New Fund Offers (NFOs) often attract attention with the promise of fresh opportunities and low entry prices, but investing in them requires careful consideration. An NFO is essentially the first-time subscription offer for a new mutual fund scheme, allowing investors to enter at the initial price. While this may seem appealing, it’s important to understand that a lower price does not necessarily mean better value or higher returns.
One of the key challenges with NFOs is the lack of a performance track record. Unlike existing mutual funds, where you can analyze past returns, fund management, and consistency, NFOs do not provide historical data to evaluate their potential. This makes it harder to assess risk and reliability. Instead, investors must rely on the fund’s objective, strategy, and the credibility of the fund house.
In many cases, similar investment opportunities already exist through well-established funds with proven performance. Choosing these options can offer more clarity and confidence, especially for long-term investors.

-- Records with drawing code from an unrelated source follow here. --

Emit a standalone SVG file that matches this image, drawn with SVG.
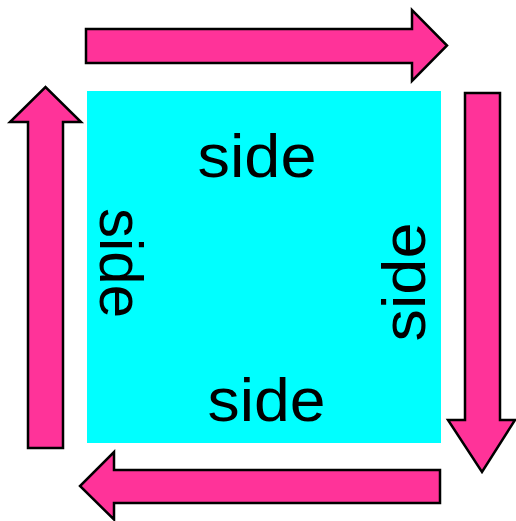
<svg xmlns="http://www.w3.org/2000/svg" width="516" height="521" viewBox="0 0 516 521">
<style>
.arrow{fill:#FF3399;stroke:#000;stroke-width:2.5;stroke-linejoin:miter}
.lbl{font-family:"Liberation Sans",Arial,sans-serif;font-size:62px;fill:#000;text-anchor:middle}
</style>
<rect width="516" height="521" fill="#fff"/>
<g id="square">
<rect x="87" y="91" width="354" height="352" fill="#00FFFF"/>
<text class="lbl" x="257" y="177" textLength="119" lengthAdjust="spacingAndGlyphs">side</text>
<text class="lbl" x="266.5" y="421" textLength="118" lengthAdjust="spacingAndGlyphs">side</text>
<text class="lbl" transform="translate(100,263) rotate(90)" textLength="110" lengthAdjust="spacingAndGlyphs">side</text>
<text class="lbl" transform="translate(425,282) rotate(-90)" textLength="119" lengthAdjust="spacingAndGlyphs">side</text>
</g>
<g id="connectors">
<polygon id="arrow-top" class="arrow" points="86,29 412,29 412,10 447,45.5 412,81 412,63 86,63"/>
<polygon id="arrow-right" class="arrow" points="465,93 500,93 500,420 515,420 482,472 448,420 465,420"/>
<polygon id="arrow-bottom" class="arrow" points="440,470 440,503 114,503 114,519.5 80,486 114,452 114,470"/>
<polygon id="arrow-left" class="arrow" points="28,448 63,448 63,122 81,122 45.5,87 10,122 28,122"/>
</g>
</svg>
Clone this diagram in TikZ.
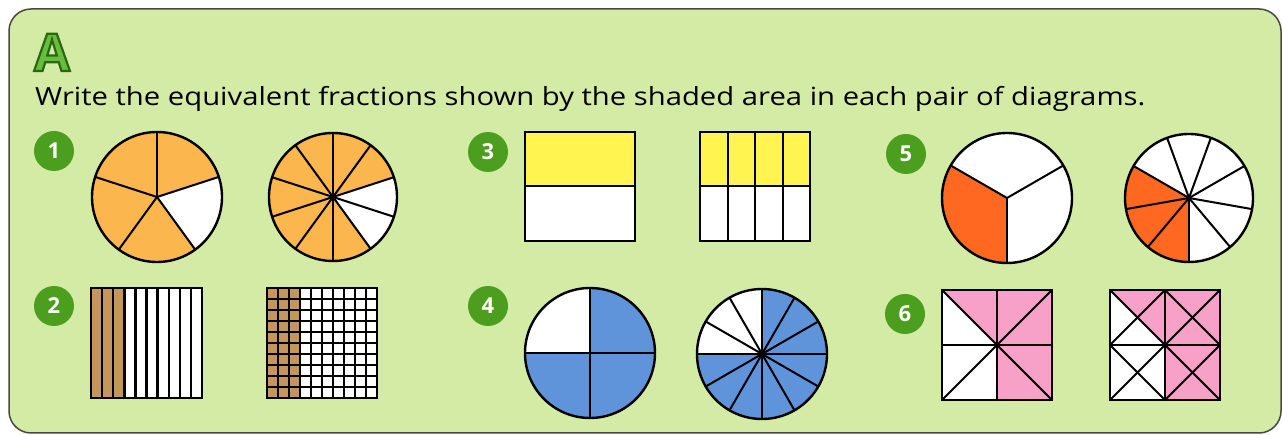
\documentclass[tikz,border=0pt]{standalone}
\usepackage{fontspec}
\setmainfont{Open Sans}
\newfontfamily\instrfont[FakeStretch=1.17]{Open Sans}
\definecolor{bgG}{RGB}{212,235,166}
\definecolor{frameC}{RGB}{70,75,60}
\definecolor{badgeG}{RGB}{75,158,30}
\definecolor{orangeF}{RGB}{252,182,78}
\definecolor{brownF}{RGB}{196,150,92}
\definecolor{yelF}{RGB}{255,244,80}
\definecolor{bluF}{RGB}{96,148,218}
\definecolor{redF}{RGB}{255,104,32}
\definecolor{pinkF}{RGB}{247,160,200}
\definecolor{titleG}{RGB}{104,190,60}
\tikzset{
  outline/.style={draw=black, line width=2.4pt},
  pieline/.style={draw=black, line width=2pt},
  gridline/.style={draw=black, line width=2.4pt},
  badge/.style={circle, fill=badgeG, minimum size=40pt, inner sep=0pt, text=white,
    font=\bfseries\fontsize{22}{22}\selectfont},
}
\begin{document}
\begin{tikzpicture}[x=1pt,y=-1pt]
\useasboundingbox (0,0) rectangle (1283,435);
\fill[white] (0,0) rectangle (1283,435);
% frame
\draw[draw=frameC, line width=1.5pt, fill=bgG, rounded corners=22pt] (9,9) rectangle (1281,433);
% title A (fill + dark green stroke)
\node[text=titleG, font=\bfseries\fontsize{52}{52}\selectfont, inner sep=0pt, anchor=base] (title) at (52,71)
  {\special{pdf:literal direct 2 Tr 2.2 w 0.16 0.41 0.08 RG}A\special{pdf:literal direct 0 Tr}};
% instruction
\node[anchor=base west, inner sep=0pt, font=\instrfont\fontsize{25}{25}\selectfont] (instr) at (35,106)
  {Write the equivalent fractions shown by the shaded area in each pair of diagrams.};
% badges
\node[badge] (b1) at (54,151) {1};
\node[badge] (b2) at (54,306) {2};
\node[badge] (b3) at (488,152) {3};
\node[badge] (b4) at (488,306) {4};
\node[badge] (b5) at (906,154) {5};
\node[badge] (b6) at (905,314) {6};
% ---------- 1 ----------
\begin{scope}[shift={(157,197)},y=1pt]
  \fill[orangeF] (0,0) circle[radius=65];
  \fill[white] (0,0) -- (18:65) arc[start angle=18,end angle=-54,radius=65] -- cycle;
  \foreach \a in {90,18,-54,-126,162} \draw[pieline] (0,0) -- (\a:65);
  \draw[outline] (0,0) circle[radius=65];
\end{scope}
\begin{scope}[shift={(333,197)},y=1pt]
  \fill[orangeF] (0,0) circle[radius=64];
  \fill[white] (0,0) -- (18:64) arc[start angle=18,end angle=-54,radius=64] -- cycle;
  \foreach \a in {0,36,...,324} \draw[pieline] (0,0) -- ({\a+18}:64);
  \fill (0,0) circle[radius=3];
  \draw[outline] (0,0) circle[radius=64];
\end{scope}
% ---------- 2 ----------
\fill[white] (91,288) rectangle (202,398);
\fill[brownF] (91,288) rectangle ({91+3*11.1},398);
\foreach \i in {1,...,9} \draw[gridline] ({91+\i*11.1},288) -- ({91+\i*11.1},398);
\draw[outline] (91,288) rectangle (202,398);
\fill[white] (267,288) rectangle (377,398);
\fill[brownF] (267,288) rectangle ({267+3*11},398);
\foreach \i in {1,...,9} {
  \draw[gridline] ({267+\i*11},288) -- ({267+\i*11},398);
  \draw[gridline] (267,{288+\i*11}) -- (377,{288+\i*11});
}
\draw[outline] (267,288) rectangle (377,398);
% ---------- 3 ----------
\fill[yelF] (525,132) rectangle (635,186);
\fill[white] (525,186) rectangle (635,241);
\draw[pieline] (525,186) -- (635,186);
\draw[outline] (525,132) rectangle (635,241);
\fill[yelF] (700,132) rectangle (810,186);
\fill[white] (700,186) rectangle (810,241);
\draw[pieline] (700,186) -- (810,186);
\foreach \i in {1,2,3} \draw[pieline] ({700+\i*27.5},132) -- ({700+\i*27.5},241);
\draw[outline] (700,132) rectangle (810,241);
% ---------- 4 ----------
\begin{scope}[shift={(590,353)},y=1pt]
  \fill[bluF] (0,0) circle[radius=65];
  \fill[white] (0,0) -- (90:65) arc[start angle=90,end angle=180,radius=65] -- cycle;
  \foreach \a in {0,90,180,270} \draw[pieline] (0,0) -- (\a:65);
  \draw[outline] (0,0) circle[radius=65];
\end{scope}
\begin{scope}[shift={(762,354)},y=1pt]
  \fill[bluF] (0,0) circle[radius=65];
  \fill[white] (0,0) -- (90:65) arc[start angle=90,end angle=180,radius=65] -- cycle;
  \foreach \a in {0,30,...,330} \draw[pieline] (0,0) -- (\a:65);
  \fill (0,0) circle[radius=4];
  \draw[outline] (0,0) circle[radius=65];
\end{scope}
% ---------- 5 ----------
\begin{scope}[shift={(1007,198)},y=1pt]
  \fill[white] (0,0) circle[radius=65];
  \fill[redF] (0,0) -- (150:65) arc[start angle=150,end angle=270,radius=65] -- cycle;
  \foreach \a in {30,150,270} \draw[pieline] (0,0) -- (\a:65);
  \draw[outline] (0,0) circle[radius=65];
\end{scope}
\begin{scope}[shift={(1189,198)},y=1pt]
  \fill[white] (0,0) circle[radius=64];
  \fill[redF] (0,0) -- (150:64) arc[start angle=150,end angle=270,radius=64] -- cycle;
  \foreach \a in {30,70,...,350} \draw[pieline] (0,0) -- (\a:64);
  \fill (0,0) circle[radius=2.5];
  \draw[outline] (0,0) circle[radius=64];
\end{scope}
% ---------- 6 ----------
\begin{scope}[shift={(997,345)}]
  \fill[white] (-55,-55) rectangle (55,55);
  \fill[pinkF] (-55,-55) -- (0,0) -- (0,-55) -- cycle;
  \fill[pinkF] (0,-55) rectangle (55,55);
  \draw[pieline] (-55,0) -- (55,0);
  \draw[pieline] (0,-55) -- (0,55);
  \draw[pieline] (-55,-55) -- (55,55);
  \draw[pieline] (-55,55) -- (55,-55);
  \fill (0,0) circle[radius=3];
  \draw[outline] (-55,-55) rectangle (55,55);
\end{scope}
\begin{scope}[shift={(1165,345)}]
  \fill[white] (-55,-55) rectangle (55,55);
  \fill[pinkF] (0,-55) rectangle (55,55);
  \fill[pinkF] (-55,-55) -- (-27.5,-27.5) -- (0,0) -- (0,-55) -- cycle;
  \draw[pieline] (-55,0) -- (55,0);
  \draw[pieline] (0,-55) -- (0,55);
  \foreach \qx in {-55,0} \foreach \qy in {-55,0} {
    \draw[pieline] (\qx,\qy) -- ({\qx+55},{\qy+55});
    \draw[pieline] (\qx,{\qy+55}) -- ({\qx+55},\qy);
  }
  \fill (0,0) circle[radius=3];
  \draw[outline] (-55,-55) rectangle (55,55);
\end{scope}
\end{tikzpicture}
\end{document}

However, NFOs may be worth considering if they introduce a unique strategy, a new market segment, or a differentiated investment approach that is not easily available elsewhere.
Ultimately, the decision to invest in an NFO should be based on your financial goals, risk tolerance, and understanding of the product, rather than marketing appeal or the idea of getting in early. A thoughtful approach, focused on long-term value rather than short-term excitement, can help you make smarter investment decisions and build a more reliable portfolio over time.